”Animals have personalities and minds and feelings’’
– Jane Goodall.
In two long verses dedicated to the cause of kindness to birds this week’s Torah portion prohibits the capture of a mother bird crouching over her nestlings. In effect, the Torah prohibits explicitly not only getting our hands off the mother bird, but implicitly also any hostile action against the nestlings despite the ostensible permission to ”take [them] for yourself” . Why, both the fledglings and the eggs have no value on one’s dinner table; the chicks have meagre flesh and the fertilized eggs en route to hatching are inedible too. The Torah thus prohibits effectively its followers from harming a bird’s nest.
In using the word “children’’ (literally “sons’’ – ha-banim) for the chicks in the edict part, the same word that stands for human boys, the one who sought to remove “the young’’ (chicks or efrochim – fledglings) would have to cope with the idea of killing “children”, rather than “chicks’’. This word might sensitize him to the family dynamics in the nest, not unlike his own.
Even if the would-be nest usurper callously chose, as he must do, to shoo away the mother bird – an arduous task! — to such a distance where she cannot see her nest being violated, Maimonides still forbids him from taking such an action. Why, upon her eventual return to an empty nest the mother would feel the pain of her loss, a gratuitous pain that ought to be avoided.

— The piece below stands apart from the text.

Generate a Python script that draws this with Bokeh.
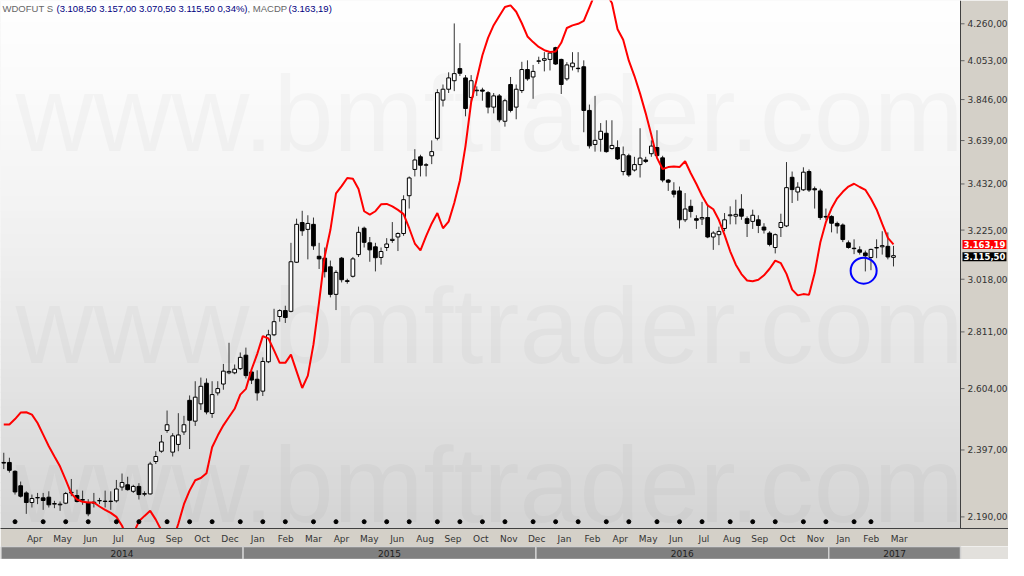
import numpy as np
from bokeh.plotting import figure
from bokeh.models import (Range1d, FixedTicker, CustomJSTickFormatter, Label,
                          BoxAnnotation, ColumnDataSource, Span)
from bokeh.layouts import column
from bokeh.embed import file_html
from bokeh.resources import INLINE
from bokeh.core.properties import value

# ---------------- data (weekly bars, Mar 2014 - Mar 2017) ----------------
opens = [2357, 2357, 2329, 2284, 2262, 2233, 2247, 2247, 2249, 2228,
         2226, 2231, 2262, 2254, 2240, 2233, 2231, 2238, 2236, 2237,
         2238, 2280, 2287, 2267, 2282, 2258, 2259, 2360, 2393, 2461,
         2390, 2415, 2456, 2563, 2492, 2551, 2623, 2518, 2589, 2620,
         2660, 2660, 2675, 2724, 2663, 2637, 2595, 2700, 2800, 2870,
         2893, 2890, 3088, 3258, 3228, 3250, 3113, 3105, 3069, 2957,
         3105, 3012, 3030, 3120, 3233, 3170, 3153, 3108, 3150, 3180,
         3195, 3210, 3378, 3500, 3560, 3520, 3565, 3650, 3843, 3900,
         3945, 4010, 3960, 3857, 3892, 3896, 3882, 3807, 3865, 3735,
         3925, 3807, 3893, 4005, 3965, 4050, 4055, 4060, 4125, 4060,
         3955, 4020, 4012, 4020, 3790, 3620, 3645, 3675, 3600, 3605,
         3490, 3565, 3497, 3523, 3545, 3575, 3605, 3555, 3450, 3400,
         3400, 3270, 3330, 3275, 3274, 3280, 3195, 3205, 3232, 3288,
         3286, 3318, 3275, 3263, 3270, 3238, 3212, 3150, 3236, 3243,
         3463, 3395, 3405, 3490, 3410, 3400, 3285, 3285, 3254, 3247,
         3170, 3147, 3140, 3127, 3108, 3148, 3153, 3155, 3108.5]
highs = [2388, 2372, 2332, 2297, 2267, 2257, 2262, 2262, 2267, 2238,
         2236, 2265, 2305, 2272, 2269, 2243, 2262, 2247, 2269, 2267,
         2302, 2322, 2312, 2287, 2292, 2267, 2359, 2393, 2446, 2528,
         2452, 2519, 2510, 2580, 2630, 2643, 2640, 2630, 2630, 2692,
         2770, 2690, 2734, 2752, 2670, 2669, 2716, 2819, 2900, 2898,
         2912, 3170, 3275, 3310, 3290, 3280, 3170, 3150, 3095, 3055,
         3110, 3020, 3110, 3240, 3240, 3195, 3170, 3150, 3190, 3260,
         3215, 3380, 3467, 3597, 3570, 3530, 3640, 3900, 3925, 3990,
         4262, 4150, 3975, 3975, 3915, 3908, 3890, 3880, 3875, 3850,
         3965, 3925, 4047, 4055, 4030, 4075, 4100, 4100, 4130, 4064,
         4045, 4100, 4100, 4055, 3820, 3865, 3726, 3740, 3740, 3640,
         3610, 3575, 3560, 3700, 3560, 3640, 3690, 3565, 3455, 3440,
         3420, 3390, 3360, 3290, 3350, 3340, 3220, 3240, 3300, 3330,
         3360, 3385, 3285, 3315, 3290, 3255, 3220, 3210, 3297, 3535,
         3490, 3440, 3510, 3500, 3420, 3410, 3320, 3290, 3262, 3254,
         3180, 3185, 3155, 3137, 3145, 3185, 3220, 3215, 3157]
lows = [2336, 2325, 2257, 2248, 2199, 2218, 2228, 2211, 2218, 2216,
        2208, 2228, 2252, 2233, 2226, 2192, 2218, 2228, 2218, 2211,
        2233, 2269, 2269, 2262, 2242, 2252, 2257, 2352, 2388, 2453,
        2376, 2393, 2446, 2400, 2476, 2530, 2515, 2503, 2580, 2600,
        2655, 2655, 2670, 2640, 2620, 2562, 2578, 2695, 2795, 2850,
        2845, 2886, 3085, 3200, 3100, 3140, 3060, 3025, 2945, 2895,
        3005, 3000, 3025, 3110, 3150, 3090, 3050, 3078, 3135, 3170,
        3135, 3200, 3320, 3467, 3467, 3467, 3525, 3640, 3810, 3880,
        3890, 3970, 3760, 3830, 3865, 3840, 3775, 3775, 3730, 3708,
        3780, 3745, 3880, 3945, 3850, 4035, 3995, 4000, 4030, 3875,
        3945, 4000, 3990, 3680, 3600, 3585, 3585, 3580, 3595, 3545,
        3472, 3465, 3490, 3462, 3530, 3560, 3560, 3440, 3400, 3370,
        3232, 3260, 3280, 3230, 3247, 3190, 3140, 3160, 3220, 3250,
        3250, 3270, 3195, 3230, 3212, 3210, 3155, 3125, 3195, 3238,
        3345, 3355, 3400, 3395, 3320, 3270, 3270, 3215, 3210, 3173,
        3145, 3122, 3120, 3050, 3055, 3105, 3120, 3100, 3070.5]
closes = [2355, 2332, 2265, 2252, 2233, 2245, 2248, 2239, 2226, 2230,
          2228, 2260, 2264, 2236, 2242, 2199, 2234, 2239, 2237, 2236,
          2274, 2294, 2272, 2282, 2257, 2260, 2352, 2376, 2423, 2480,
          2443, 2446, 2480, 2495, 2574, 2612, 2523, 2583, 2604, 2666,
          2665, 2673, 2716, 2650, 2634, 2589, 2701, 2800, 2850, 2893,
          2866, 3090, 3250, 3222, 3254, 3157, 3102, 3049, 2957, 3046,
          3016, 3009, 3102, 3215, 3172, 3140, 3107, 3133, 3165, 3185,
          3210, 3360, 3460, 3545, 3520, 3522, 3585, 3882, 3900, 3960,
          3983, 3985, 3800, 3945, 3895, 3890, 3807, 3865, 3742, 3840,
          3790, 3900, 4005, 3955, 3995, 4052, 4064, 4095, 4035, 3925,
          4030, 4040, 4010, 3790, 3613, 3640, 3685, 3585, 3615, 3550,
          3570, 3474, 3523, 3554, 3538, 3612, 3566, 3450, 3440, 3385,
          3270, 3318, 3307, 3268, 3280, 3195, 3212, 3219, 3270, 3292,
          3294, 3286, 3254, 3290, 3245, 3225, 3163, 3205, 3258, 3415,
          3406, 3417, 3487, 3404, 3405, 3280, 3282, 3255, 3243, 3184,
          3150, 3145, 3130, 3115, 3142, 3150, 3158, 3110, 3115.5]
macdp = [2481, 2481, 2499, 2521, 2522, 2514, 2486, 2447, 2409, 2376,
         2344, 2302, 2260, 2242, 2235, 2233, 2233, 2221, 2211, 2202,
         2190, 2164, 2125, 2140, 2177, 2193, 2208, 2182, 2150, 2110,
         2120, 2170, 2228, 2269, 2301, 2308, 2323, 2406, 2444, 2478,
         2506, 2534, 2583, 2603, 2672, 2728, 2795, 2786, 2742, 2696,
         2696, 2726, 2665, 2606, 2650, 2764, 2927, 3113, 3225, 3389,
         3422, 3460, 3456, 3409, 3308, 3293, 3308, 3339, 3341, 3330,
         3314, 3295, 3233, 3167, 3138, 3199, 3254, 3300, 3233, 3262,
         3345, 3448, 3613, 3832, 3954, 4083, 4180, 4252, 4305, 4358,
         4367, 4330, 4263, 4188, 4156, 4129, 4111, 4101, 4104, 4152,
         4236, 4251, 4260, 4277, 4356, 4437, 4455, 4437, 4381, 4229,
         4169, 4053, 3970, 3877, 3775, 3666, 3555, 3502, 3511, 3514,
         3511, 3539, 3482, 3432, 3378, 3334, 3317, 3269, 3204, 3134,
         3078, 3039, 3013, 3010, 3016, 3034, 3061, 3095, 3084, 3040,
         2976, 2953, 2958, 2955, 3043, 3171, 3260, 3321, 3366, 3396,
         3420, 3433, 3418, 3405, 3364, 3316, 3252, 3191, 3163.19]

price_ticks = [2190, 2397, 2604, 2811, 3018, 3225, 3432, 3639, 3846, 4053, 4260]
month_labels = ["Apr", "May", "Jun", "Jul", "Aug", "Sep", "Oct", "Dec", "Jan", "Feb",
                "Mar", "Apr", "May", "Jun", "Aug", "Sep", "Oct", "Nov", "Dec", "Jan",
                "Feb", "Apr", "May", "Jun", "Jul", "Aug", "Sep", "Oct", "Nov", "Jan",
                "Feb", "Mar"]
years = ["2014", "2015", "2016", "2017"]
year_first_bar = [0, 43, 95, 147]
month_marker_bars = [2, 7, 11, 15, 20, 24, 29, 33, 37, 42, 46, 50, 55, 59, 64, 68, 72,
                     77, 81, 85, 89, 94, 98, 102, 107, 111, 116, 120, 124, 129, 133,
                     137, 142, 146, 151, 154]
marked_bar = [152.7]
marked_price = [3053]
title_symbol = "WDOFUT S"
title_ohlc = "(3.108,50 3.157,00 3.070,50 3.115,50 0,34%)"
title_ind = ", MACDP"
title_ind_val = "(3.163,19)"

# ---------------- layout constants ----------------
FWD = 960            # width of the price area (px)
AXW = 48             # width of the right price-scale strip (px)
FH = 528
X0, X1 = -0.58, 169.9
DPX = (X1 - X0) / FWD
X2 = X1 + AXW * DPX
Y0, Y1 = 2156, 4396
FONT = "DejaVu Sans"


def price_at(frac):
    """price at a fraction of the frame height measured from the top"""
    return Y1 * (Y0 / Y1) ** frac


def br(v):
    s = f"{v:,.2f}"
    return s.replace(",", "X").replace(".", ",").replace("X", ".")


n = len(closes)
idx = np.arange(n)
o = np.array(opens, float)
c = np.array(closes, float)

p = figure(frame_width=FWD + AXW, frame_height=FH, x_range=Range1d(X0, X2),
           y_range=Range1d(Y0, Y1), y_axis_type="log", y_axis_location=None,
           output_backend="svg", toolbar_location=None,
           min_border_left=0, min_border_top=0, min_border_bottom=0, min_border_right=0)
p.grid.visible = False
p.outline_line_color = None
p.background_fill_color = "#eeeeee"
p.border_fill_color = "#d4d0c8"

# gradient background
NB = 70
for k in range(NB):
    t = (k + 0.5) / NB
    g = int(round(254 - 42 * t ** 1.4))
    p.add_layout(BoxAnnotation(top=price_at(k / NB - 0.002), bottom=price_at((k + 1) / NB),
                               fill_color=f"#{g:02x}{g:02x}{g:02x}", fill_alpha=1.0,
                               line_alpha=0, level="image"))

# price-scale strip on the right
p.add_layout(BoxAnnotation(left=X1, fill_color="#d4d0c8", fill_alpha=1.0, line_alpha=0,
                           level="underlay"))

# watermark
wm = p.text(x=[X0] * 3, y=[price_at(117 / 545), price_at(335 / 545), price_at(500 / 545)],
            text=["www.bmftrader.com"] * 3, x_offset=15,
            text_font=value("Liberation Sans"), text_font_size=value("108px"),
            text_color="#000000", text_alpha=0.028, text_baseline="alphabetic")
wm.level = "underlay"

# candles
src = ColumnDataSource(dict(x=idx, top=np.maximum(o, c), bottom=np.minimum(o, c),
                            high=highs, low=lows,
                            fill=["white" if cc >= oo else "black" for oo, cc in zip(o, c)]))
p.segment(x0="x", y0="high", x1="x", y1="low", source=src, line_color="#333333", line_width=1)
p.vbar(x="x", width=0.66, top="top", bottom="bottom", fill_color="fill",
       line_color="black", line_width=1, source=src)

# MACDP line
p.line(idx, macdp, line_color="#ff0000", line_width=2)

# monthly markers
p.scatter(month_marker_bars, [price_at(538 / 545)] * len(month_marker_bars), marker="circle",
          size=4, fill_color="black", line_color="black")

# blue circle highlight
p.scatter(marked_bar, marked_price, marker="circle", size=26, fill_color=None,
          line_color="#0000ff", line_width=2)

# right price scale (drawn in the strip)
p.add_layout(Span(location=X1, dimension="height", line_color="#404040", line_width=1))
p.segment(x0=[X1] * len(price_ticks), x1=[X1 + 4 * DPX] * len(price_ticks),
          y0=price_ticks, y1=price_ticks, line_color="#666666", line_width=1)
p.text(x=[X1] * len(price_ticks), y=price_ticks, text=[br(v) for v in price_ticks],
       x_offset=7, text_font=value(FONT), text_font_size=value("9px"),
       text_color="#333333", text_baseline="middle", text_align="left")

# bottom axis (months); label centres sit just right of each month tick
tick_pos = list(np.linspace(5.5, 159.0, len(month_labels)))
p.xaxis.ticker = FixedTicker(ticks=tick_pos, minor_ticks=[])
p.xaxis.formatter = CustomJSTickFormatter(args=dict(pos=tick_pos, labs=month_labels), code="""
let best = 0;
for (let i = 1; i < pos.length; i++) {
  if (Math.abs(pos[i] - tick) < Math.abs(pos[best] - tick)) best = i;
}
return labs[best];
""")
p.xaxis.minor_tick_line_color = None
p.xaxis.major_tick_in = 0
p.xaxis.major_tick_out = 0
p.xaxis.major_tick_line_color = None
p.xaxis.axis_line_color = "#404040"
p.xaxis.major_label_text_font = FONT
p.xaxis.major_label_text_font_size = "9px"
p.xaxis.major_label_text_color = "#333333"
p.xaxis.major_label_standoff = 5

# title (inside frame, top-left)
ty = price_at(8 / 545)
for txt, off, col in [(title_symbol, 2, "#666666"), (title_ohlc, 56, "#000080"),
                      (title_ind, 247, "#666666"), (title_ind_val, 288, "#000080")]:
    p.add_layout(Label(x=X0, y=ty, x_offset=off, text=txt, text_font="Liberation Sans",
                       text_font_size="9.5px", text_color=col, text_baseline="middle",
                       text_align="left"))

# price tags on the right scale
p.add_layout(Label(x=X1, y=macdp[-1], x_offset=2, y_offset=0, text=br(macdp[-1]),
                   text_font=FONT, text_font_size="8.5px", text_font_style="bold",
                   text_color="white", background_fill_color="#ff0000",
                   text_baseline="middle", text_align="left", padding=1))
p.add_layout(Label(x=X1, y=closes[-1], x_offset=2, y_offset=-1, text=br(closes[-1]),
                   text_font=FONT, text_font_size="8.5px", text_font_style="bold",
                   text_color="white", background_fill_color="#000000",
                   text_baseline="middle", text_align="left", padding=1))

# year bar
yb = figure(frame_width=FWD + AXW, frame_height=13, x_range=p.x_range, y_range=Range1d(0, 1),
            output_backend="svg", toolbar_location=None,
            min_border_left=0, min_border_top=0, min_border_bottom=0, min_border_right=0)
yb.axis.visible = False
yb.grid.visible = False
yb.outline_line_color = None
yb.background_fill_color = "#e2e0dc"
yb.border_fill_color = "#e2e0dc"
lefts = [max(X0, b - 0.5) for b in year_first_bar]
rights = [b - 0.5 for b in year_first_bar[1:]] + [X1]
yb.quad(left=lefts, right=rights, bottom=0, top=1, fill_color="#808080",
        line_color="#cfcfcf", line_width=1.5)
yb.text(x=[(a + b) / 2 for a, b in zip(lefts, rights)], y=[0.45] * len(years), text=years,
        text_font=value(FONT), text_font_size=value("9px"), text_color="#1e1e1e",
        text_align="center", text_baseline="middle")

layout = column(p, yb, spacing=0)
open("out.html", "w").write(file_html(layout, INLINE))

The 19th Century Torah commentator (known by the alias) Hanatsiv explains that capturing the mother is verboten because her compassion for the nestlings compelled her to stay put in order to defend them, rather than fly the coop for her personal safety. It would be, therefore, an egregious heartlessness on the usurper’s part if the bird’s brave motherly instincts meant nothing to him as he went on and with no moral inhibitions captured her.
Another 19th Century commentator, Shadal, adds that by refraining from capturing the dam the Torah teaches that no act of righteous behavior should be maliciously exploited. Hence, a would-be capturer of such a mother would internalize that her displayed grit for her fledglings was not a senseless attribute that backfired at her. He would see that parental compassion and sacrifice were duly rewarded, rather than glibly ignored and foiled.
Elsewhere the Torah bars three other insensitive or cruel practices to mother animals:
*Sacrificing on the altar a calf that is not eight days old yet
*Eating concurrently meat and milk
*Same day slaughter of parent and child
All four prohibitions appear “to be a sense that the order of nature is violated when the destruction of life includes the biological producer and nurturer of life’’ comments Robert Alter. Indeed, Nachmanides discerns a Biblical concern about the elimination of two generations that would envisage the extinction of the whole species, or akin to its “mass extermination’’ (the Stone edition of the Chumash). Nachmanides agrees that these dam-based laws would help in preventing species’ destruction, while Sefer Ha-chinuch posits that humanity must take to heart that God cares for all animals, so they will continue and survive, or in the words of David the Psalter: ”And His tender mercies are over all His handiworks” (Ps. 145:9).
Abarbanel, another classical Torah commentator, resembles the Biblical prohibition against destroying fruit trees for military purposes, even in the height of a war when timber is badly needed (as in last week’s Torah portion), to forbidding the capture of a mother bird so she could continue and sustain her species. In-as-much-as a tree cannot escape and seek protection behind the city’s walls, a mother bird would be reluctant to leave behind her children, not to mention that such fledglings cannot escape the nest, just like fruit trees facing an axe in times of a protracted war, when logical justifications for anything work on all four burners…
Yet, the overarching purpose, as Nachmanides avers, of these Biblical prohibitions are meant to ward off a person from developing “an evil heart”, for if the lack of compassion and the prevalence of cruelty are not contained and overcome, they would expand further in a person’s soul. The one who spared the life of the mother bird, would boost himself with compassion — a value that is not intrinsically characteristic to the human nature that is prone to choose evil from adolescence — that could only be acquired by one’s discipline and practice.
Last but not least, the Torah assures those who obey its command addressing the stumbled-on-nest “that it may go-well with you and you may prolong (your) days”, an extremely rare promise of longevity for the Bible to make in tribute to motherhood; it is akin to a similar assurance in the Decalogue for those honoring their parents which is right at the heart and the cornerstone of the “Big Ten’’. Such a reward then pairs and equalizes honoring human and bird mothers alike.
Postscript: In Ucacha, Argentina, they replaced wooden light posts with concrete ones. But they cut parts of the wooden posts in which there were woodpecker nests to attach them firmly to the corresponding concrete post, at the same height. And voila, those nests were saved to honor the love and care of a mother bird to her nestlings.